Fixed mortgage rates are at their lowest in six decades. Investors, scared off by eurozone woes, are piling money into US Treasurys, pushing interest rates down. The Federal Reserve has embarked on a program to lower rates even more.

So is it time to refinance – or should you hold out for them to decline a little more?

Individual circumstances vary, of course. But as a general rule, refinance when it makes financial sense rather than trying to hit the lows, mortgage experts say.

"Waiting for lower rates is like gambling," says Polyana da Costa, mortgage reporter for Bankrate.com, a financial-rate information website. "And in this case, it's probably not worth the risk. Rates usually fall slowly but they shoot up fast."

With fixed mortgage rates dipping below 4 percent for a 30-year loan, the math of refinancing is becoming compelling for many homeowners. Refinancings surged 11.2 percent last week, according to the Mortgage Bankers Association.

To figure out whether refinancing makes sense for you, figure out what it will cost. All those fees, appraisals, title insurance, and so on really add up. Ask your lender for an estimate of what those costs will be – or use calculations from the website of a national lender like Citizens Bank (under "Determine my rate," click "Mortgage."). Make sure to add in any mortgage points the lender charges.
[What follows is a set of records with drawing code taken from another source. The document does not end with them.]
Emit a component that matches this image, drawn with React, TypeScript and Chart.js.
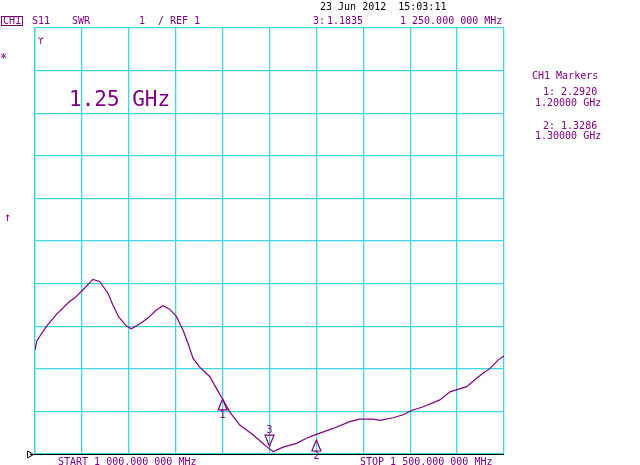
import React, { useEffect, useRef } from "react";
import { Chart, registerables } from "chart.js";

Chart.register(...registerables);

// Frequency (MHz) and SWR trace values
const freqMHz = [
  1000, 1002, 1012, 1022.6, 1036.8, 1042.2, 1051, 1061.7, 1068.8, 1077.7, 1083,
  1089.4, 1097.3, 1102.7, 1111.5, 1120.4, 1129.3, 1136.4, 1143.5, 1150.7, 1157.7,
  1163.1, 1168.4, 1175.6, 1186.2, 1193.4, 1200, 1207.6, 1218.3, 1232.4, 1244.9,
  1250, 1254, 1264.5, 1278.8, 1289.4, 1300, 1317.8, 1335.6, 1346.3, 1360.5,
  1367.7, 1381.8, 1392.5, 1401.5, 1413.9, 1431.7, 1442.4, 1460.2, 1470.9, 1477.9,
  1485.1, 1493.9, 1500,
];
const swrValues = [
  3.44, 3.66, 3.99, 4.27, 4.58, 4.66, 4.85, 5.1, 5.05, 4.78, 4.5, 4.21, 4.01,
  3.94, 4.05, 4.19, 4.38, 4.48, 4.4, 4.23, 3.91, 3.6, 3.25, 3.04, 2.82, 2.54,
  2.29, 1.99, 1.68, 1.45, 1.21, 1.12, 1.06, 1.16, 1.25, 1.37, 1.46, 1.6, 1.76,
  1.82, 1.82, 1.79, 1.85, 1.92, 2.02, 2.11, 2.27, 2.46, 2.58, 2.78, 2.9, 3.01,
  3.21, 3.3,
];

// Markers
const markerIds = ["1", "2", "3"];
const markerFreqs = [1200, 1300, 1250];
const markerSwr = [2.292, 1.3286, 1.1835];
const markerPointsUp = [true, true, false];

// Axis settings
const startMHz = 1000;
const stopMHz = 1500;
const freqStep = 50;
const swrRef = 1;
const swrTop = 11;
const swrPerDiv = 1;

const PURPLE = "#800080";
const GRID = "#40d8dc";
const MONO = "'DejaVu Sans Mono', monospace";

const overlayPlugin = {
  id: "overlay",
  afterDraw(chart: any) {
    const ctx = chart.ctx as CanvasRenderingContext2D;
    const xs = chart.scales.x;
    const ys = chart.scales.y;
    const area = chart.chartArea;
    ctx.save();
    ctx.textBaseline = "middle";
    ctx.textAlign = "left";

    // bottom black reference line
    ctx.strokeStyle = "#000";
    ctx.lineWidth = 1.2;
    ctx.beginPath();
    ctx.moveTo(30, Math.round(area.bottom) + 0.5);
    ctx.lineTo(area.right, Math.round(area.bottom) + 0.5);
    ctx.stroke();
    // reference arrow ▷
    ctx.lineWidth = 1;
    ctx.beginPath();
    ctx.moveTo(27.5, area.bottom - 3);
    ctx.lineTo(33.5, area.bottom + 0.5);
    ctx.lineTo(27.5, area.bottom + 4);
    ctx.closePath();
    ctx.stroke();

    // date line
    ctx.fillStyle = "#000";
    ctx.font = `10px ${MONO}`;
    ctx.fillText("23 Jun 2012  15:03:11", 320, 7);

    // header
    ctx.fillStyle = PURPLE;
    ctx.strokeStyle = PURPLE;
    ctx.strokeRect(1.5, 16.5, 21, 9);
    ctx.fillText("CH1", 3, 21.5);
    ctx.fillText("S11", 32, 21.5);
    ctx.fillText("SWR", 72, 21.5);
    ctx.fillText("1", 139, 21.5);
    ctx.fillText("/ REF 1", 158, 21.5);
    ctx.fillText("3:", 313, 21.5);
    ctx.fillText(markerSwr[2].toFixed(4), 327, 21.5);
    ctx.fillText("1 250.000 000 MHz", 400, 21.5);

    // markers panel
    ctx.fillText("CH1 Markers", 532, 76);
    ctx.fillText(`1: ${markerSwr[0].toFixed(4)}`, 543, 92.5);
    ctx.fillText(`${(markerFreqs[0] / 1000).toFixed(5)} GHz`, 535, 103);
    ctx.fillText(`2: ${markerSwr[1].toFixed(4)}`, 543, 126);
    ctx.fillText(`${(markerFreqs[1] / 1000).toFixed(5)} GHz`, 535, 136);

    // left symbols
    ctx.font = `12px ${MONO}`;
    ctx.fillText("*", 0, 59);
    ctx.fillText("↑", 4, 218);
    ctx.font = `9px ${MONO}`;
    ctx.fillText("ϒ", 38, 42);

    // big frequency annotation
    ctx.font = `21px ${MONO}`;
    ctx.fillText("1.25 GHz", 69, 101);

    // bottom labels
    ctx.font = `10px ${MONO}`;
    ctx.fillText("START 1 000.000 000 MHz", 58, 462);
    ctx.fillText("STOP 1 500.000 000 MHz", 360, 462);

    // marker triangles
    ctx.lineWidth = 1.2;
    markerIds.forEach((id, i) => {
      const px = xs.getPixelForValue(markerFreqs[i]);
      const py = ys.getPixelForValue(markerSwr[i]);
      ctx.beginPath();
      ctx.textAlign = "center";
      if (markerPointsUp[i]) {
        ctx.moveTo(px, py);
        ctx.lineTo(px - 4.5, py + 11);
        ctx.lineTo(px + 4.5, py + 11);
        ctx.closePath();
        ctx.stroke();
        ctx.fillText(id, px, py + 16);
      } else {
        ctx.moveTo(px, py);
        ctx.lineTo(px - 4.5, py - 11);
        ctx.lineTo(px + 4.5, py - 11);
        ctx.closePath();
        ctx.stroke();
        ctx.fillText(id, px, py - 16);
      }
    });
    ctx.restore();
  },
};

export default function App() {
  const canvasRef = useRef<HTMLCanvasElement | null>(null);

  useEffect(() => {
    if (!canvasRef.current) return;
    const chart = new Chart(canvasRef.current, {
      type: "line",
      data: {
        datasets: [
          {
            data: freqMHz.map((f, i) => ({ x: f, y: swrValues[i] })),
            borderColor: PURPLE,
            borderWidth: 1.2,
            pointRadius: 0,
            tension: 0,
            fill: false,
          },
        ],
      },
      options: {
        responsive: false,
        animation: false,
        events: [],
        layout: { padding: { left: 35, top: 28, right: 136, bottom: 11 } },
        plugins: {
          legend: { display: false },
          tooltip: { enabled: false },
          title: { display: false },
        },
        scales: {
          x: {
            type: "linear",
            min: startMHz,
            max: stopMHz,
            ticks: { display: false, stepSize: freqStep, autoSkip: false },
            grid: { color: GRID, lineWidth: 1.3, drawTicks: false },
            border: { color: GRID, width: 1.3 },
          },
          y: {
            type: "linear",
            min: swrRef,
            max: swrTop,
            ticks: { display: false, stepSize: swrPerDiv, autoSkip: false },
            grid: { color: GRID, lineWidth: 1.3, drawTicks: false },
            border: { color: GRID, width: 1.3 },
          },
        },
      },
      plugins: [overlayPlugin],
    });
    return () => chart.destroy();
  }, []);

  return (
    <div style={{ position: "fixed", left: 0, top: 0, width: 640, height: 465, background: "#fff" }}>
      <canvas ref={canvasRef} width={640} height={465} style={{ display: "block" }} />
    </div>
  );
}
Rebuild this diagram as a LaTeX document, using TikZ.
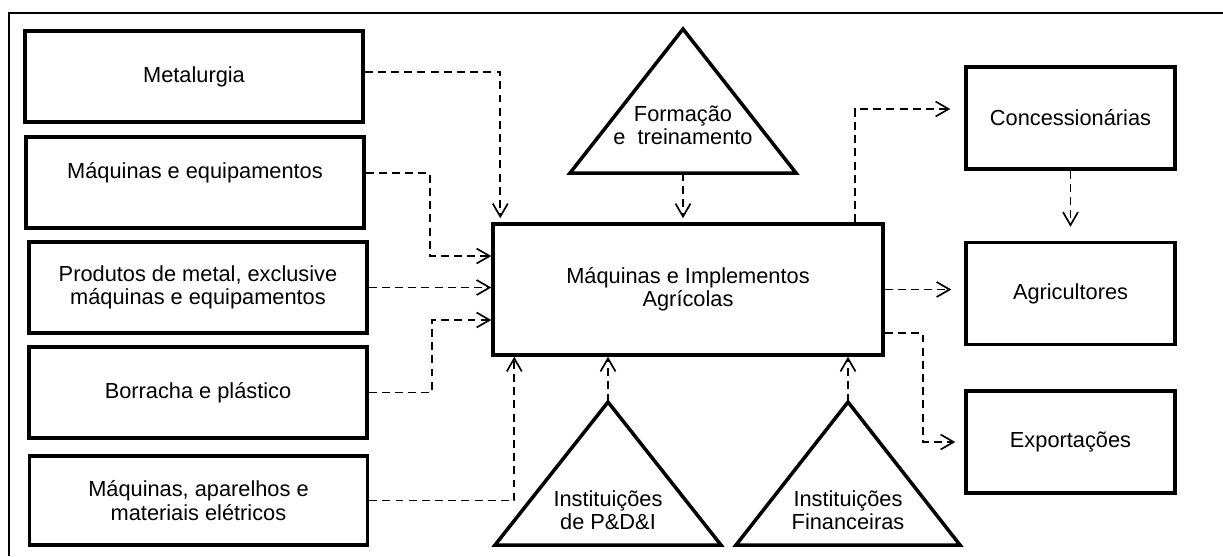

Then figure out how long it will take before the money you save from the lower rate will pay back the costs of refinancing. (A personal finance program, like Quicken, includes calculators that let you figure this out.) If it's a year or less, then it's generally a good idea to consider a new low-rate loan.

But homeowners often rush into refinancing when it saves them a little money rather than waiting for rates to fall to the point where they can save serious sums, according to David Laibson, an economist at Harvard University in Cambridge, Mass. With two other economists, he developed a calculator that lets homeowners figure out when rates have fallen by enough that it doesn't make sense to wait anymore.

Based on its calculations, a homeowner with 25 years and $200,000 left on a mortgage who expects to live in the home for five more years and is in the 28 percent tax bracket should wait to refinance until rates fall below 3.6 percent

Given the precipitous drops homeowners have seen this past month, that rate might not lie too far away. Since rates for a fixed 30-year mortgage are already hovering around 4 percent, "you could conceive of another 50 basis points down in mortgage rates," says Gary Shilling, an economist in Springfield, N.J. and author of "The Age of Deleveraging."